Il y a bien un problème du pin noir.
Cet arbre fut longtemps un bienfait en pays diois, mais il est devenu une plante invasive au-delà des périmètres où l’on entend l’exploiter.
Il suffit de quelques plantations, même modestes, de cette essence à croissance rapide pour menacer, par dissémination, un paysage lumineux comme celui du cirque d’Aucelon.
La reforestation volontaire a été une solution contre l’érosion et la violence du ruissellement sur des versants alors dénudés… Il a fallu plus d’un demi-siècle pour y parvenir.
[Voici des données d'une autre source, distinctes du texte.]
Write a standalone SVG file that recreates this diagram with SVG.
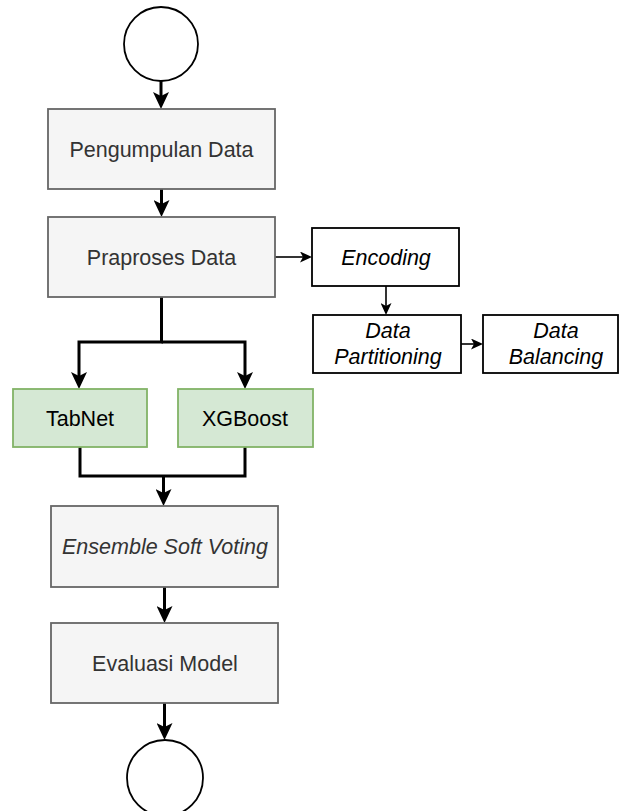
<svg xmlns="http://www.w3.org/2000/svg" width="620" height="811" viewBox="0 0 620 811">
  <style>
    .gray { fill: #f5f5f5; stroke: #666666; stroke-width: 1.8; }
    .green { fill: #d5e8d4; stroke: #82b366; stroke-width: 1.8; }
    .white { fill: #ffffff; stroke: #000000; stroke-width: 1.8; }
    .circ { fill: #ffffff; stroke: #000000; stroke-width: 1.8; }
    .t { font-family: "Liberation Sans", Arial, Helvetica, sans-serif; font-size: 21.5px; text-anchor: middle; }
    .tg { fill: #333333; }
    .tb { fill: #000000; }
    .it { font-style: italic; }
    .thick { fill: none; stroke: #000000; stroke-width: 3; }
    .thin { fill: none; stroke: #000000; stroke-width: 1.6; }
  </style>
  <defs>
    <marker id="big" markerUnits="userSpaceOnUse" markerWidth="17" markerHeight="16" viewBox="0 0 17 16" refX="7" refY="8" orient="auto">
      <path d="M0,0 L17,8 L0,16 L4,8 Z" fill="#000000"/>
    </marker>
    <marker id="small" markerUnits="userSpaceOnUse" markerWidth="12" markerHeight="11" viewBox="0 0 12 11" refX="6" refY="5.5" orient="auto">
      <path d="M0,0 L12,5.5 L0,11 L3,5.5 Z" fill="#000000"/>
    </marker>
  </defs>

  <g id="connectors">
    <path class="thick" d="M161,81 L161,99" marker-end="url(#big)"/>
    <path class="thick" d="M161.5,189 L161.5,207" marker-end="url(#big)"/>
    <path class="thin" d="M275,257 L306,257" marker-end="url(#small)"/>
    <path class="thin" d="M386,286 L386,309" marker-end="url(#small)"/>
    <path class="thin" d="M461,344 L477,344" marker-end="url(#small)"/>
    <path class="thick" d="M161.5,297 L161.5,342 L79,342 L79,379" marker-end="url(#big)"/>
    <path class="thick" d="M161.5,342 L245,342 L245,379" marker-end="url(#big)"/>
    <path class="thick" d="M80,447 L80,476 L245,476 L245,447"/>
    <path class="thick" d="M163.5,476 L163.5,496" marker-end="url(#big)"/>
    <path class="thick" d="M164.5,587 L164.5,613" marker-end="url(#big)"/>
    <path class="thick" d="M164.5,703 L164.5,730" marker-end="url(#big)"/>
  </g>

  <g id="start">
    <circle class="circ" cx="161" cy="44" r="37"/>
  </g>

  <g id="pengumpulan">
    <rect class="gray" x="48" y="109" width="227" height="80"/>
    <text class="t tg" x="161.5" y="157">Pengumpulan Data</text>
  </g>

  <g id="praproses">
    <rect class="gray" x="48" y="217" width="227" height="80"/>
    <text class="t tg" x="161.5" y="265">Praproses Data</text>
  </g>

  <g id="encoding">
    <rect class="white" x="312" y="228" width="147" height="58"/>
    <text class="t tb it" x="386" y="265">Encoding</text>
  </g>

  <g id="partitioning">
    <rect class="white" x="313" y="315" width="148" height="58"/>
    <text class="t tb it" x="388" y="338">Data</text>
    <text class="t tb it" x="388" y="364">Partitioning</text>
  </g>

  <g id="balancing">
    <rect class="white" x="483" y="315" width="135" height="58"/>
    <text class="t tb it" x="556" y="338">Data</text>
    <text class="t tb it" x="556" y="364">Balancing</text>
  </g>

  <g id="tabnet">
    <rect class="green" x="13" y="389" width="134" height="58"/>
    <text class="t tb" x="80" y="426">TabNet</text>
  </g>

  <g id="xgboost">
    <rect class="green" x="178" y="389" width="135" height="58"/>
    <text class="t tb" x="245" y="426">XGBoost</text>
  </g>

  <g id="ensemble">
    <rect class="gray" x="51" y="506" width="227" height="81"/>
    <text class="t tg it" x="165" y="554">Ensemble Soft Voting</text>
  </g>

  <g id="evaluasi">
    <rect class="gray" x="51" y="623" width="227" height="80"/>
    <text class="t tg" x="165" y="671">Evaluasi Model</text>
  </g>

  <g id="end">
    <circle class="circ" cx="165" cy="778" r="38"/>
  </g>
</svg>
Aujourd’hui, le couvert forestier est si dense que l’activité torrentielle est devenue insuffisante, trop faible pour approvisionner la rivière Drôme en sédiments et graviers. La Drôme s’enfonce dans son lit, comme certains littoraux reculent faute d’apports.
À ce thème du régime des eaux et de la conservation des sols s’ajoute celui de la biodiversité des espaces naturels.
Celle-ci est beaucoup plus grande dans les espaces ouverts que sous une forêt de pins noirs.
Car avant le pin noir il y avait le pin « rouge », c’est-à-dire le pin sylvestre dont la croissance lente, dans notre biotope, laissait – pas toujours – toute leur chance aux feuillus et aux espèces de sous-bois les plus diverses, ainsi qu’à la faune attachée à cette flore.
Quant à l’arrachage des jeunes pousses de pins noirs, pourquoi pas en effet ? Même si cela peut paraître un travail de titan, la tâche n’est peut-être pas plus contraignante, finalement, que l’entretien des berges d’une rivière.
Et plus « sympa » que le ramassage des ordures dans le cadre d’une opération « rivière propre ».
Plus sympa et plus instructif aussi, car les « arracheurs de pin noir » auront parfois la surprise de retrouver des murets de pierres sèches, des terrasses de culture à demi effacées, des chemins et des drailles abandonnés, des bornes, des sources et anciens captages, des vestiges de bergeries, de jasses, ou de fermes isolées et oubliées…
Ces rendez-vous conviviaux avec la nature nous permettraient de nous rendre compte combien, dans certains secteurs, nos montagnes sont en passe de devenir aussi uniformes et sombres qu’une sapinière nordique, en contradiction avec une lumière généreuse que ce manteau de résineux ne peut accrocher.